Hong Kong’s real estate market has shown notable improvement over the past year, with a growing consensus among industry experts forecasting a rise in home prices and signs of recovery in the office sector, despite persistent challenges.

At the beginning of 2026, predictions for a 10 percent increase in secondary residential prices were considered outliers, but Morgan Stanley and other firms now align on this expectation, reflecting heightened confidence in the city’s housing market. The office sector has also seen positive momentum, particularly in prime locations. Grade A office rents in three of the five major districts tracked by CBRE grew quarter-on-quarter in the first quarter of the year. However, rental increases remain uneven, with central business districts outperforming peripheral areas such as Kowloon East and Hong Kong East, where rents are projected to decline further.

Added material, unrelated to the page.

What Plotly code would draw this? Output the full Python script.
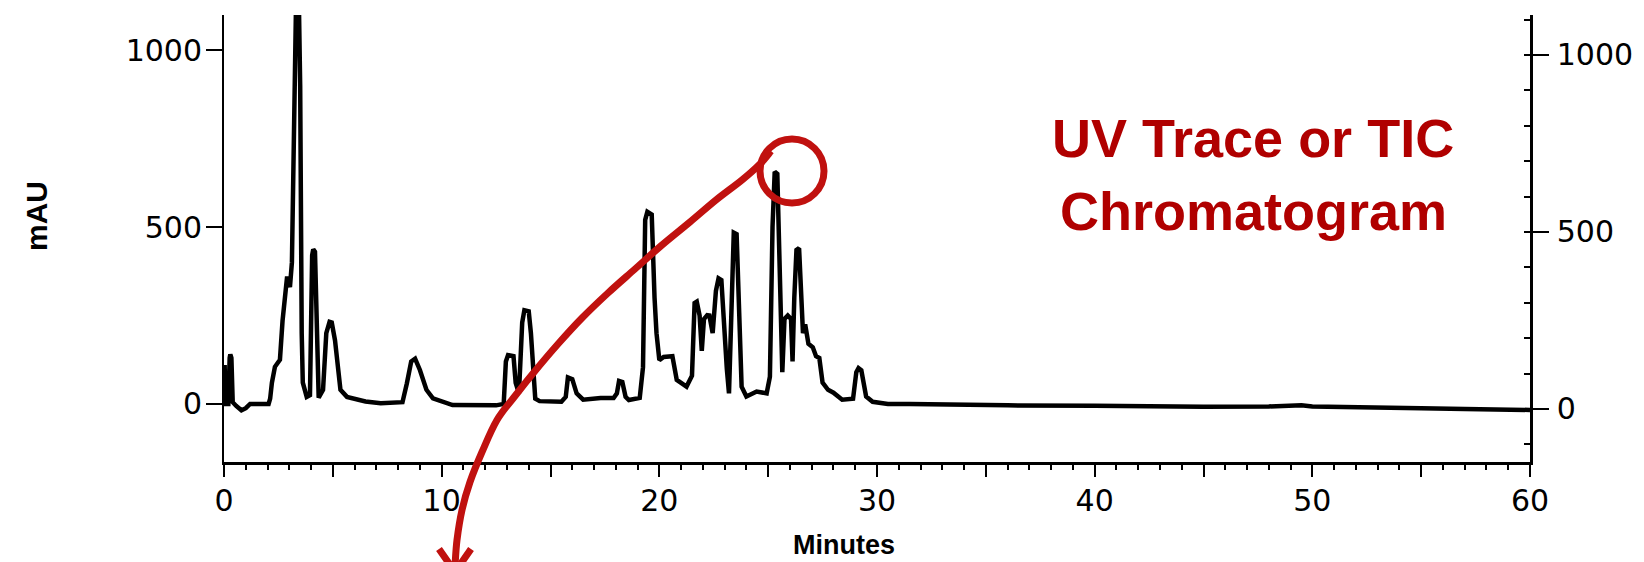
import plotly.graph_objects as go

# ---------------- data ----------------
minutes = [0.0, 0.03, 0.06, 0.1, 0.2, 0.26, 0.29, 0.34, 0.4, 0.55, 0.8, 1.0, 1.2, 2.05, 2.12, 2.2,
           2.34, 2.57, 2.69, 2.9, 3.03, 3.12, 3.2, 3.25, 3.3, 3.45, 3.5, 3.57, 3.62, 3.8, 3.95,
           4.05, 4.1, 4.18, 4.26, 4.35, 4.55, 4.7, 4.85, 4.95, 5.1, 5.2, 5.35, 5.65, 6.5, 7.2, 8.2,
           8.4, 8.6, 8.78, 9.0, 9.3, 9.6, 10.5, 11.5, 12.5, 12.85, 12.95, 13.05, 13.3, 13.4, 13.55,
           13.7, 13.8, 14.0, 14.1, 14.3, 14.5, 15.5, 15.7, 15.8, 16.0, 16.2, 16.5, 17.3, 17.9, 18.05,
           18.15, 18.3, 18.45, 18.6, 19.1, 19.25, 19.35, 19.45, 19.65, 19.78, 19.87, 20.0, 20.2, 20.6,
           20.8, 21.25, 21.5, 21.62, 21.72, 21.85, 21.95, 22.05, 22.2, 22.3, 22.45, 22.6, 22.72, 22.85,
           22.98, 23.1, 23.2, 23.32, 23.42, 23.55, 23.65, 23.78, 24.0, 24.47, 24.93, 25.08, 25.2, 25.3,
           25.42, 25.55, 25.65, 25.75, 25.9, 26.05, 26.12, 26.2, 26.3, 26.42, 26.5, 26.6, 26.7, 26.85,
           27.05, 27.2, 27.35, 27.5, 27.75, 28.0, 28.4, 28.9, 29.05, 29.15, 29.28, 29.5, 29.8, 30.5,
           31.5, 33, 36, 40, 43, 45, 48, 49.5, 50, 52, 55, 57, 58, 60]
mau = [0, 110, 0, 0, 0, 130, 140, 130, 5, -5, -18, -12, 0, 0, 15, 60,
       105, 125, 235, 360, 330, 400, 800, 1095, 1095, 1095, 900, 200, 60, 20, 25,
       420, 437, 430, 150, 18, 40, 200, 232, 230, 180, 110, 40, 20, 7, 2, 5,
       58, 120, 128, 96, 40, 16, -3, -5, -4, 0, 120, 138, 135, 60, 30,
       230, 265, 262, 200, 15, 8, 6, 20, 75, 70, 30, 12, 17, 17, 30,
       65, 62, 20, 11, 17, 104, 520, 543, 535, 300, 200, 124, 133, 135,
       68, 49, 80, 285, 289, 250, 150, 240, 251, 250, 200, 320, 355, 350,
       200, 100, 30, 300, 484, 480, 300, 49, 21, 35, 30, 77, 500, 656,
       650, 300, 90, 240, 250, 240, 120, 300, 435, 440, 300, 200, 225, 170,
       160, 135, 130, 60, 40, 32, 12, 15, 90, 101, 95, 21, 6, 0,
       0, -2, -4, -5, -7, -8, -7, -4, -7, -10, -12, -14, -16, -17]

x_tick_vals = [0, 5, 10, 15, 20, 25, 30, 35, 40, 45, 50, 55, 60]
x_tick_text = ["0", "", "10", "", "20", "", "30", "", "40", "", "50", "", "60"]
y_tick_vals = [0, 500, 1000]
y_tick_text = ["0", "500", "1000"]

title_lines = ["UV Trace or TIC", "Chromatogram"]
x_title = "Minutes"
y_title = "mAU"

# ---------------- layout geometry ----------------
W, H = 1644, 562
L, R, T, B = 224, 114, 15, 100
PW, PH = W - L - R, H - T - B
X_RANGE = [0, 60]
Y_RANGE = [-164, 1099]
Y2_RANGE = [-150, 1113]


def px(x):
    return (x - L) / PW


def py(y):
    return (H - B - y) / PH


RED = "#C0110F"
TEXT_RED = "#B00000"

fig = go.Figure()
fig.add_trace(go.Scatter(x=minutes, y=mau, mode="lines",
                         line=dict(color="black", width=4.5), showlegend=False,
                         hoverinfo="skip"))
# invisible trace to activate right axis
fig.add_trace(go.Scatter(x=[None], y=[None], yaxis="y2", showlegend=False))

tickfont = dict(family="DejaVu Sans", size=30, color="black")

fig.update_layout(
    width=W, height=H,
    margin=dict(l=L, r=R, t=T, b=B, pad=0),
    paper_bgcolor="white", plot_bgcolor="white",
    xaxis=dict(range=X_RANGE, showgrid=False, zeroline=False, showline=True,
               linecolor="black", linewidth=2.5, ticks="outside", ticklen=12,
               tickwidth=2, tickcolor="black", tickvals=x_tick_vals, ticktext=x_tick_text,
               tickfont=tickfont, ticklabelstandoff=-2,
               minor=dict(dtick=1, ticks="outside", ticklen=5, tickwidth=1.5,
                          tickcolor="black", showgrid=False)),
    yaxis=dict(range=Y_RANGE, showgrid=False, zeroline=False, showline=True,
               linecolor="black", linewidth=2, ticks="outside", ticklen=16,
               tickwidth=2, tickcolor="black", tickvals=y_tick_vals, ticktext=y_tick_text,
               tickfont=tickfont, ticklabelstandoff=-2),
    yaxis2=dict(range=Y2_RANGE, overlaying="y", side="right", showgrid=False,
                zeroline=False, showline=True, linecolor="black", linewidth=2.5,
                ticks="outside", ticklen=16, tickwidth=2, tickcolor="black",
                tickvals=y_tick_vals, ticktext=y_tick_text, tickfont=tickfont,
                ticklabelstandoff=2,
                minor=dict(dtick=100, ticks="inside", ticklen=6, tickwidth=1.5,
                           tickcolor="black", showgrid=False)),
)

annotations = [
    dict(text="<b>" + y_title + "</b>", x=px(36), y=py(216), xref="paper", yref="paper",
         showarrow=False, textangle=-90,
         font=dict(family="Liberation Sans", size=30, color="black"),
         xanchor="center", yanchor="middle"),
    dict(text="<b>" + x_title + "</b>", x=px(844), y=py(545), xref="paper", yref="paper",
         showarrow=False, font=dict(family="Liberation Sans", size=27, color="black"),
         xanchor="center", yanchor="middle"),
]
for line_text, cy in zip(title_lines, [138, 211]):
    annotations.append(dict(text="<b>" + line_text + "</b>", x=px(1253), y=py(cy),
                            xref="paper", yref="paper", showarrow=False,
                            font=dict(family="Liberation Sans", size=54, color=TEXT_RED),
                            xanchor="center", yanchor="middle"))
fig.update_layout(annotations=annotations)

# ---------------- red arrow annotation (pixel guide points) ----------------
ARROW_PTS = [(455, 566), (457, 540), (462, 510), (470, 482), (482, 452), (497, 420),
             (515, 396), (535, 371), (558, 344), (582, 318), (608, 293), (635, 269),
             (662, 245), (690, 222), (716, 200), (742, 180), (760, 164), (771, 151)]


def catmull_path(pts):
    P = [(px(x), py(y)) for x, y in pts]
    d = "M {:.5f},{:.5f}".format(*P[0])
    for i in range(len(P) - 1):
        p0 = P[i - 1] if i > 0 else P[i]
        p1, p2 = P[i], P[i + 1]
        p3 = P[i + 2] if i + 2 < len(P) else P[i + 1]
        c1 = (p1[0] + (p2[0] - p0[0]) / 6, p1[1] + (p2[1] - p0[1]) / 6)
        c2 = (p2[0] - (p3[0] - p1[0]) / 6, p2[1] - (p3[1] - p1[1]) / 6)
        d += " C {:.5f},{:.5f} {:.5f},{:.5f} {:.5f},{:.5f}".format(*c1, *c2, *p2)
    return d


shapes = [
    dict(type="path", xref="paper", yref="paper", path=catmull_path(ARROW_PTS),
         line=dict(color=RED, width=7), layer="above"),
    dict(type="circle", xref="paper", yref="paper",
         x0=px(792 - 32), x1=px(792 + 32), y0=py(171 + 32), y1=py(171 - 32),
         line=dict(color=RED, width=7), layer="above"),
    dict(type="path", xref="paper", yref="paper",
         path="M {:.5f},{:.5f} L {:.5f},{:.5f} L {:.5f},{:.5f}".format(
             px(439), py(549), px(455), py(572), px(471), py(549)),
         line=dict(color=RED, width=7), layer="above"),
]
fig.update_layout(shapes=shapes)

fig.write_html("out.html", config={"displayModeBar": False},
               post_script="document.body.style.margin='0';document.body.style.overflow='hidden';")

Despite these advances, skepticism remains due to the sectors’ history of inconsistent recoveries and ongoing geopolitical tensions that weigh on financial markets. An oversupply issue continues to constrain the pace of market improvement. In the residential segment, excess inventory stood at 17,500 units last month—down from 23,000 units at the start of 2025—but still substantial enough to influence sales activity. New housing completions are expected to approach 17,000 units this year, less than the nearly 24,300 completed in 2024, signaling reduced but persistent supply pressure.

Developers, particularly larger and financially sound firms, have begun cautiously raising prices and reducing discounts on recently launched projects. Still, incentives such as flexible financing and additional promotions remain common to attract buyers, tempering the rate of price growth.

The office market’s uneven recovery reflects a bifurcation between prime locations, like Central, and outlying districts. Central saw roughly a 6 percent quarterly rental increase for top-tier buildings last quarter, but markets in Kowloon East and Hong Kong East continue to experience rental declines estimated by CBRE to range between 4 and 6 percent in 2026. Analysts, including S&P Global Ratings, describe the sector’s condition as an improvement rather than a turnaround, citing persistent oversupply. S&P projects it will take over two years for the market to absorb current and forthcoming office space, even if demand remains steady at last year’s elevated levels.

Broader economic and market developments may underpin the real estate market’s relative strength. Hong Kong’s capital markets have rebounded sharply; the city topped global IPO rankings in 2025 and secured 35 percent of global initial public offering proceeds in the first quarter of 2026, according to KPMG. This resurgence has reinforced Hong Kong’s status as a key international finance hub and gateway to China, bolstering confidence among investors and occupiers.

Demand in the residential market has diversified, supported by upgraders, first-time buyers, luxury purchasers, and mainland Chinese investors. Transactions involving mainland buyers have increased significantly since the removal of property cooling measures in early 2024, with data showing a 163 percent rise over the past two years compared to the prior period. The steady monthly sales exceeding 1,000 units to mainland buyers for over a year suggest this demand is structural rather than short-lived.

In the office sector, demand is predominantly driven by multinational corporations, particularly financial institutions such as hedge funds expanding their presence amid global geopolitical shifts. This trend has contributed to strong leasing activity in core areas, with Central accounting for half of new leases last year. Consequently, premium office buildings in prime locations command notable rental premiums, even within the central district.

Industry professionals note that while the supply-demand imbalance remains a challenge, the peak of new office supply has likely passed, providing a more sustainable foundation for rental growth moving forward. Though the recovery has vulnerabilities and unevenness, these developments represent meaningful progress compared to the fragile and sporadic gains seen in recent years.